JOHN KERRY AT AIPAC: WE MUST DO MORE FOR PALESTINIAN STATEHOOD.

I'll have more on this speech later, but the big takeaway is that John Kerry, chair of the Senate Foreign Relations Committee, has called, in no uncertain terms, upon Israel to do more to support Palestinian statehood -- including ending all new settlement activity. "Nothing will do more to show Israel's commitment to peace ... than freezing new settlement activity," Kerry said. "Settlements make it more difficult for Israel to support its own citizens. ... They undercut President Abbas and strengthen Hamas by convincing Palestinians there is no reward for moderation." This statement was greeted with polite applause here at the Washington Convention Center.
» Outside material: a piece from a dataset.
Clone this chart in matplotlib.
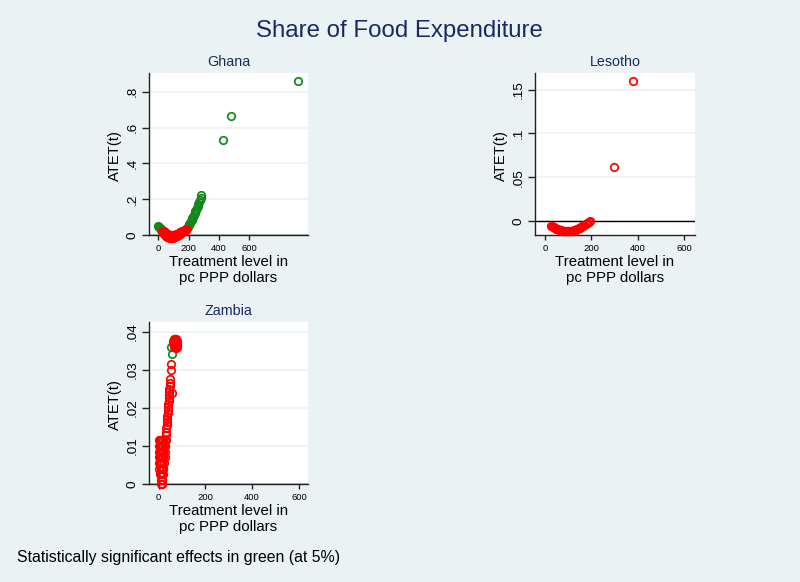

The best possible future, Kerry stated, would hold "two states -- one Israeli, one Palestinian -- living side by side in peace and security. The big question is how we get there." He continued, "I say this as a friend. None of us have done nearly enough to make that entity a reality. ... We must strengthen those Palestinians willing to make tough sacrifices for peace."

AIPAC's talking points and lobbying goals support a two-state solution, yet one gets the sense on the ground here at the convention that there is some real skepticism. At Mondoweiss, Phil Weiss has some thoughts on that tension. For his part, Kerry acknowledged that skepticism, saying there has been too much "process" and not enough outcome in the peace process. To reassure the skeptics, he laid out the following expectations for Arab leaders:

1. Ending Hamas rocket attacks on Israel.

2. Legitimizing Israel in the eyes of the Arab public: ending boycotts, holding public meetings between Arab and Israeli leaders, and allowing El Al to fly in Arab airspace.

3. Ending "poisonous rhetoric" toward Israeli and Jews, including in school textbooks.

On the whole though, Kerry left little doubt that he expects AIPAC and the new Israeli government to move very quickly in support of Palestinian statehood. "It is a simple truth that the window of opportunity for a two-state solution is fast closing," he warned.